Stored rows:
--- BEGIN ---

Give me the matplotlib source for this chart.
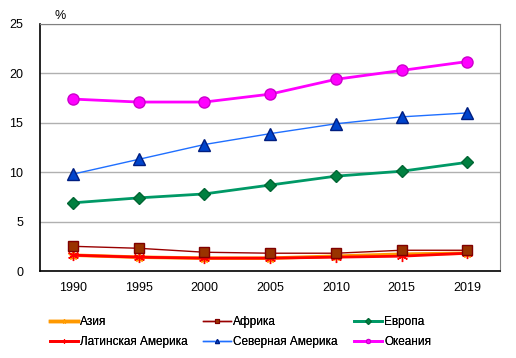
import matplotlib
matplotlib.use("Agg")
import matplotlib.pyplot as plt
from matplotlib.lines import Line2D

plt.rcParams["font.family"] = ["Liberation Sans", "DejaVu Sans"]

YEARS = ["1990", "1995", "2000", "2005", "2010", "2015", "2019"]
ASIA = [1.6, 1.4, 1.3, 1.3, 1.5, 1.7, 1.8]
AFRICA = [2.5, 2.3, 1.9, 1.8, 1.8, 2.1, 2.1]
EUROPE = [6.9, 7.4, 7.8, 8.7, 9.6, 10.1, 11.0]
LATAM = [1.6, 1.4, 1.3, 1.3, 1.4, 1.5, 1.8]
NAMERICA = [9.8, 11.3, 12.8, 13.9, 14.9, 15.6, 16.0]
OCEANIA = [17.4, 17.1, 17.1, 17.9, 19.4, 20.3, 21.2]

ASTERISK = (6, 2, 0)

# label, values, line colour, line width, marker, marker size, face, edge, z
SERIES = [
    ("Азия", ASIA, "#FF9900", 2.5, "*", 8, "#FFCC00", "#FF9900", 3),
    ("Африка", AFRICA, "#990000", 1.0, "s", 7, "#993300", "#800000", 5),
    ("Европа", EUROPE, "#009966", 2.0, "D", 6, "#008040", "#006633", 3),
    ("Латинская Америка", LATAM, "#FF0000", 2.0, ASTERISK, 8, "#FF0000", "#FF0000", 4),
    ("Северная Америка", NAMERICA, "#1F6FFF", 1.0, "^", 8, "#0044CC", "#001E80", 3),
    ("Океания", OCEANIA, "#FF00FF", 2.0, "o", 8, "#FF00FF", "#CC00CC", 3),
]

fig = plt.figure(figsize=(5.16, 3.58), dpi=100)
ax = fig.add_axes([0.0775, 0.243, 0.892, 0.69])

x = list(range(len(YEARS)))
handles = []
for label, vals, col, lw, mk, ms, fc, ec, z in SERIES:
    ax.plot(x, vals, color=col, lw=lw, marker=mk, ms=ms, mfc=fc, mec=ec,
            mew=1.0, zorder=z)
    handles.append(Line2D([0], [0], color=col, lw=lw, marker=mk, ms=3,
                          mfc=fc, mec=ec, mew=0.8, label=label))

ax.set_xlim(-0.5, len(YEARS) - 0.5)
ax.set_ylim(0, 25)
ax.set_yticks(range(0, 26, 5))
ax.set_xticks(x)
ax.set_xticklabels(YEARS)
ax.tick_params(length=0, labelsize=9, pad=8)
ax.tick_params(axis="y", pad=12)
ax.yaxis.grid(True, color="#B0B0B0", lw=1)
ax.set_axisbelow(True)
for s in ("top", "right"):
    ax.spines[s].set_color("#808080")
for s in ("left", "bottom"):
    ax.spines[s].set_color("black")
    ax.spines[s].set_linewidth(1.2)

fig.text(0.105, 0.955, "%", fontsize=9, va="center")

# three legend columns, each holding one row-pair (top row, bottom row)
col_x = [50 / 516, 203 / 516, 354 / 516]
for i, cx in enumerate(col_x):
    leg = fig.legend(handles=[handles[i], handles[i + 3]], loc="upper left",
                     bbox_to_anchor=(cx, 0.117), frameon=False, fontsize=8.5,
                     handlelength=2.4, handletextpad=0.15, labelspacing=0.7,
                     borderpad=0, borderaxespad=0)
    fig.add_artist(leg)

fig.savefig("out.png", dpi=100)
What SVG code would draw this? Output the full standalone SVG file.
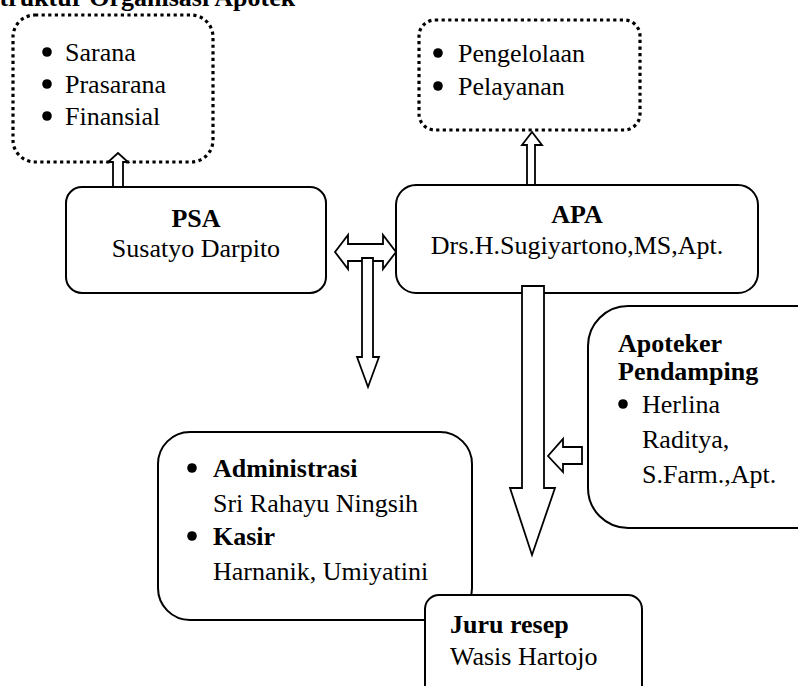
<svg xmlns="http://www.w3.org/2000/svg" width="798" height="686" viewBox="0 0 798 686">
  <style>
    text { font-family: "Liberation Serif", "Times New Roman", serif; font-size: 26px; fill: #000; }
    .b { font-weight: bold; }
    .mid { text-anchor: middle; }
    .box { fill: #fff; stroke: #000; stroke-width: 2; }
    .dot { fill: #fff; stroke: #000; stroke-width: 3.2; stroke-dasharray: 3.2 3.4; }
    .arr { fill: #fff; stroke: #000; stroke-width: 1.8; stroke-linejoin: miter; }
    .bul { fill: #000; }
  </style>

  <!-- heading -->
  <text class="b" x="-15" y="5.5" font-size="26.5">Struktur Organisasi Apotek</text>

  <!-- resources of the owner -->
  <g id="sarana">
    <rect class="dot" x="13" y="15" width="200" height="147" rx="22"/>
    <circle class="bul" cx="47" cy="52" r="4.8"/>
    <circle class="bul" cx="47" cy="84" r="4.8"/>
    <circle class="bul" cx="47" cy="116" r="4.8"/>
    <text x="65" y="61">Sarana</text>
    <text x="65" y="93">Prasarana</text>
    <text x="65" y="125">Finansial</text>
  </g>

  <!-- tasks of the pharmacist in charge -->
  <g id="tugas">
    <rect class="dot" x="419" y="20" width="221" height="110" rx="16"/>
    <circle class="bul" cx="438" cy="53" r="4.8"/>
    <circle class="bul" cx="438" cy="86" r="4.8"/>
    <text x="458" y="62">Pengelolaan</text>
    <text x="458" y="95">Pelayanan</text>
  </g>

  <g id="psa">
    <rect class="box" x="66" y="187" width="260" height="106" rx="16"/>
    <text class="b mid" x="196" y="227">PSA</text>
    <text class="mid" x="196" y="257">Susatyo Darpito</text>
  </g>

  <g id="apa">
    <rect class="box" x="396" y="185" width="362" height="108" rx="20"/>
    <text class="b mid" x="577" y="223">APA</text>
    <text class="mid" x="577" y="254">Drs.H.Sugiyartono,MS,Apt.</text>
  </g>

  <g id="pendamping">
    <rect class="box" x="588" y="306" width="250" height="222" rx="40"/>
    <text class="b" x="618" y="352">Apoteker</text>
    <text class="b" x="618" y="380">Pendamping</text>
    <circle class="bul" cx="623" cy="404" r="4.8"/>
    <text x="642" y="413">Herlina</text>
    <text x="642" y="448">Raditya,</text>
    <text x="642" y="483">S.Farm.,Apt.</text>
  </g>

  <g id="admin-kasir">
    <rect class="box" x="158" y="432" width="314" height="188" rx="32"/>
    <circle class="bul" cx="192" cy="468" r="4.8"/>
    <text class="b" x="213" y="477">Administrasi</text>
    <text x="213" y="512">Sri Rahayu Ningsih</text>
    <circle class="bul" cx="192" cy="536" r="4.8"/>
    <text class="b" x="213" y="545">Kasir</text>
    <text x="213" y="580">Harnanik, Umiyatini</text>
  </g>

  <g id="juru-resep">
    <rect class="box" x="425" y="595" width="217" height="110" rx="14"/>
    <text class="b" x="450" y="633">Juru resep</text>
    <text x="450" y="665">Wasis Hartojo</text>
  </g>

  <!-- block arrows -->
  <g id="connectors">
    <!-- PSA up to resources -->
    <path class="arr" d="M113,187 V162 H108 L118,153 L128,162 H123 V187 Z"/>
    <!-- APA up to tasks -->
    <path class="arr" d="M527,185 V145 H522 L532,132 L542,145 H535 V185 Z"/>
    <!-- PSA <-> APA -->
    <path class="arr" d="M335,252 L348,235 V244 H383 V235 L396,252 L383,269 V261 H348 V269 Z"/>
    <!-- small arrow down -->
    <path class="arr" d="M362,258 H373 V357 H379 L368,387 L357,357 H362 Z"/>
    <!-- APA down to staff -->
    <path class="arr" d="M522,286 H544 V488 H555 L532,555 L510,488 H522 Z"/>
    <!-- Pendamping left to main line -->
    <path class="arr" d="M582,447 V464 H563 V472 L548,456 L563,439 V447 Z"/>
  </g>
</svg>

--- END ---
--- BEGIN ---

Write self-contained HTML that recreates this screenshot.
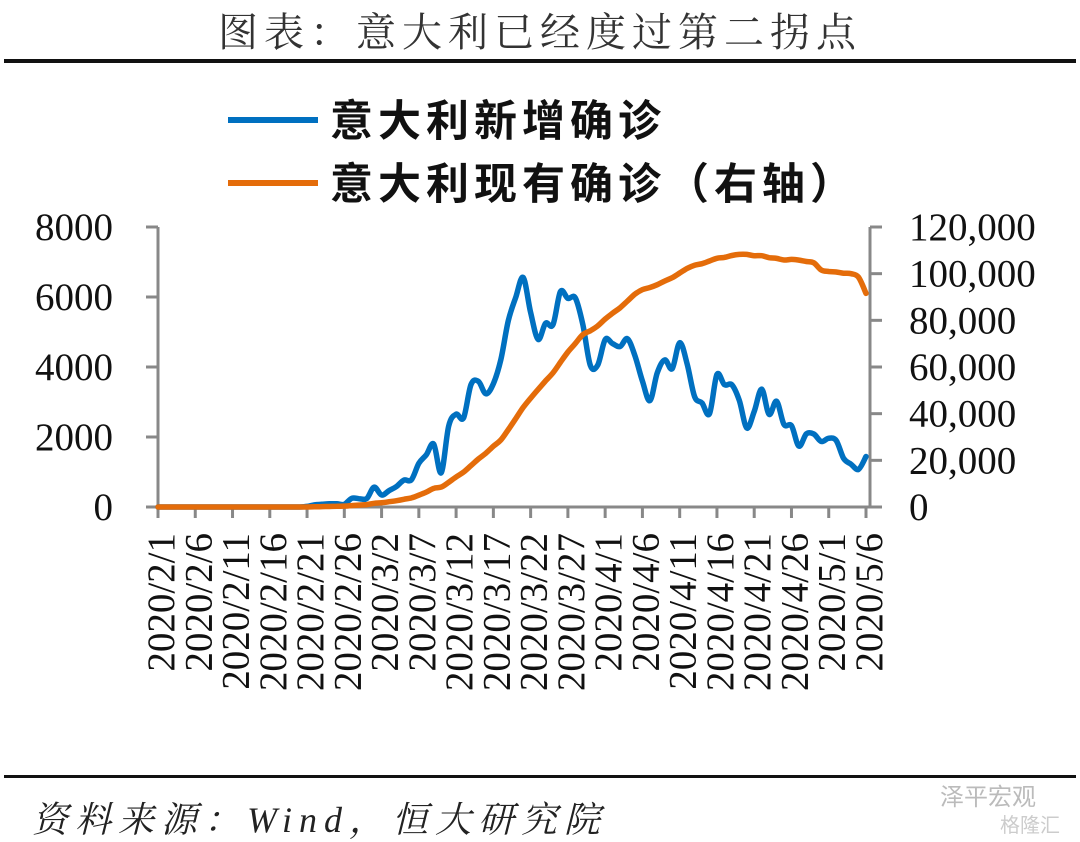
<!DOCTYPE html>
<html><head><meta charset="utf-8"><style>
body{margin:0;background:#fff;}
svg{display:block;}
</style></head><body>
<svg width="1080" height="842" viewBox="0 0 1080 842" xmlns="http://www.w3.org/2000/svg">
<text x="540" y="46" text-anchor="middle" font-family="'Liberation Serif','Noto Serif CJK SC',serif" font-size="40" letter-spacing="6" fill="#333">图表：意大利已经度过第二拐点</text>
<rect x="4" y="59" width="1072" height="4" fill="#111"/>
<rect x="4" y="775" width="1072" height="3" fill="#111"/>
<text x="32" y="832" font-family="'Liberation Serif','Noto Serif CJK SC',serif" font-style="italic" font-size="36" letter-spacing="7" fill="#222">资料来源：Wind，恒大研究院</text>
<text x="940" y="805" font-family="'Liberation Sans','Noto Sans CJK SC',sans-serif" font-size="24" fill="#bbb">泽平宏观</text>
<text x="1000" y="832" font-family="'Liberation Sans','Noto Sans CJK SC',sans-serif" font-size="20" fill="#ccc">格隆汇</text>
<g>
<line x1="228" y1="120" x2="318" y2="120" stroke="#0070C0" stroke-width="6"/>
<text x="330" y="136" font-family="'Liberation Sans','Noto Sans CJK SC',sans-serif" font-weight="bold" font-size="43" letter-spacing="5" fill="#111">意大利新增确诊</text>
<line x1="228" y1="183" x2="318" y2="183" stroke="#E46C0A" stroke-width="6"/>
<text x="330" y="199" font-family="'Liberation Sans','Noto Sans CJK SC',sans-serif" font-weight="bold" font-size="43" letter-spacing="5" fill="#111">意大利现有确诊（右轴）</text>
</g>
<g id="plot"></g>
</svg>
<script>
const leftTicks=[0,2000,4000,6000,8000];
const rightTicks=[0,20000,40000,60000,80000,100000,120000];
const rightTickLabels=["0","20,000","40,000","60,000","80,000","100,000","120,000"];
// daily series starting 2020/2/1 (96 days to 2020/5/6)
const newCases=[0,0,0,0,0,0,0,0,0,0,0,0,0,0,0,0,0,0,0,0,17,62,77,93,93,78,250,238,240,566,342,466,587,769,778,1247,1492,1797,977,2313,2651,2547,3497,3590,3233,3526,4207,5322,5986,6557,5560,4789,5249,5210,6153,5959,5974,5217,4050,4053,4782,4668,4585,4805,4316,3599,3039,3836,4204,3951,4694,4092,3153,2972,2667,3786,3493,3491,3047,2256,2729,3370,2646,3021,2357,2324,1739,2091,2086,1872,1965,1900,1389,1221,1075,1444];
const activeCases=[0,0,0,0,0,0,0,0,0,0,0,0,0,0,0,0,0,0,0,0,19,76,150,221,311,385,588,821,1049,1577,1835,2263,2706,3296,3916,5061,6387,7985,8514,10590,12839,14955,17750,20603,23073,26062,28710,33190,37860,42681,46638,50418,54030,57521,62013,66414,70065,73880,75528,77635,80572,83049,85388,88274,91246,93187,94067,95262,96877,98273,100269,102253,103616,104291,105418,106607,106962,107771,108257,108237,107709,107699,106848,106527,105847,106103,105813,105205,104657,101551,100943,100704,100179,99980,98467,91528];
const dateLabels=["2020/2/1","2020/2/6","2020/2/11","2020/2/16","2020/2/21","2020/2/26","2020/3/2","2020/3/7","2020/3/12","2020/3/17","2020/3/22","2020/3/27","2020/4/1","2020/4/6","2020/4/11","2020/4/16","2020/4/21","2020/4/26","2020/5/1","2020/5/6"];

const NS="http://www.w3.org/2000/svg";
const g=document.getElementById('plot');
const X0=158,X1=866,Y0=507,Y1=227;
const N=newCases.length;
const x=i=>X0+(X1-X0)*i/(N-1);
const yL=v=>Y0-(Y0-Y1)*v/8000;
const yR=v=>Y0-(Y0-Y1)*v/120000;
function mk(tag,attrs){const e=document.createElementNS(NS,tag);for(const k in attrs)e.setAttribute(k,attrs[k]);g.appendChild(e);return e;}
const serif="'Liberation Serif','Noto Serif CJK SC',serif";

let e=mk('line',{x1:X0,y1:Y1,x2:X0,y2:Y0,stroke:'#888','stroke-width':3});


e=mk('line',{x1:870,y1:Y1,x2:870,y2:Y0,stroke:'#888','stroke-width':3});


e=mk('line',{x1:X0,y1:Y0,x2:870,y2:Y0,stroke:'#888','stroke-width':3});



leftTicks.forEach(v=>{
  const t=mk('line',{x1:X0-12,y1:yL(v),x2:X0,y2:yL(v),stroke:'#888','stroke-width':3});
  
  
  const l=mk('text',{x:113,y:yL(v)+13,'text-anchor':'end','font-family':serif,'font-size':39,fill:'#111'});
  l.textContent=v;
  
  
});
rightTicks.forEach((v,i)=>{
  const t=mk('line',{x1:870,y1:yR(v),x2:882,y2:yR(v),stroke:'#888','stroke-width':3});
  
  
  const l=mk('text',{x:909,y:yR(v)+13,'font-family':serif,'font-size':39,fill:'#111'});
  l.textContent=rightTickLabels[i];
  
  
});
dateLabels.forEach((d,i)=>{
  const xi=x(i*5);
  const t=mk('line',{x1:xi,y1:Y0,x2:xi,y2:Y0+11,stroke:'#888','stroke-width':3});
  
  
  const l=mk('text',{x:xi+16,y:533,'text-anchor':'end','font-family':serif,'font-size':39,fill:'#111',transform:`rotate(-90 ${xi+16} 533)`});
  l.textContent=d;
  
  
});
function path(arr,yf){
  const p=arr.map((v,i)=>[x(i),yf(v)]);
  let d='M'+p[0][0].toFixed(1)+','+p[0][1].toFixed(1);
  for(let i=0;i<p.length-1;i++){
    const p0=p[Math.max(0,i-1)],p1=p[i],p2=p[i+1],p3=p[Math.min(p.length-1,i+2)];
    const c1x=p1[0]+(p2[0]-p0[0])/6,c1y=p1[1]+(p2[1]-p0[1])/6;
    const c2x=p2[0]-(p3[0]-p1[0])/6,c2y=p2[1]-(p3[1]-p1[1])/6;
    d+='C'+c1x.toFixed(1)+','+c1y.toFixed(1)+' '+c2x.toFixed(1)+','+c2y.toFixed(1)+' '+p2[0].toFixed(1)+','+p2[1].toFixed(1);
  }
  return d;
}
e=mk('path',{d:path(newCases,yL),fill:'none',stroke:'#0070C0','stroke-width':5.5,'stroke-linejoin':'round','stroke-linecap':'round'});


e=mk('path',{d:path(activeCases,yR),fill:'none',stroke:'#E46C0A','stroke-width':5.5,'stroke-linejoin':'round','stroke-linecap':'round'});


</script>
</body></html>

--- END ---
--- BEGIN ---

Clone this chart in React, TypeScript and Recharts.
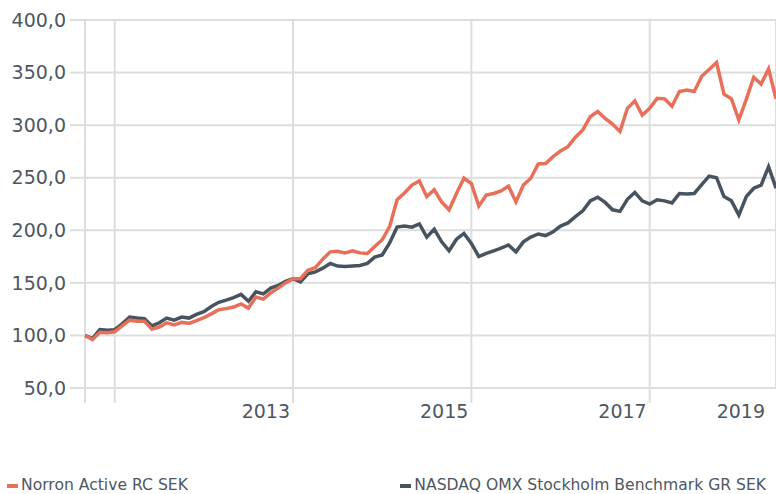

--- END ---

Aim of the exercise: Look through the entries and find each line that has the string "matplotlib". Copy those lines.

Task output:
Give me the matplotlib source for this chart.
import matplotlib
matplotlib.use("Agg")
import matplotlib.pyplot as plt
from matplotlib.lines import Line2D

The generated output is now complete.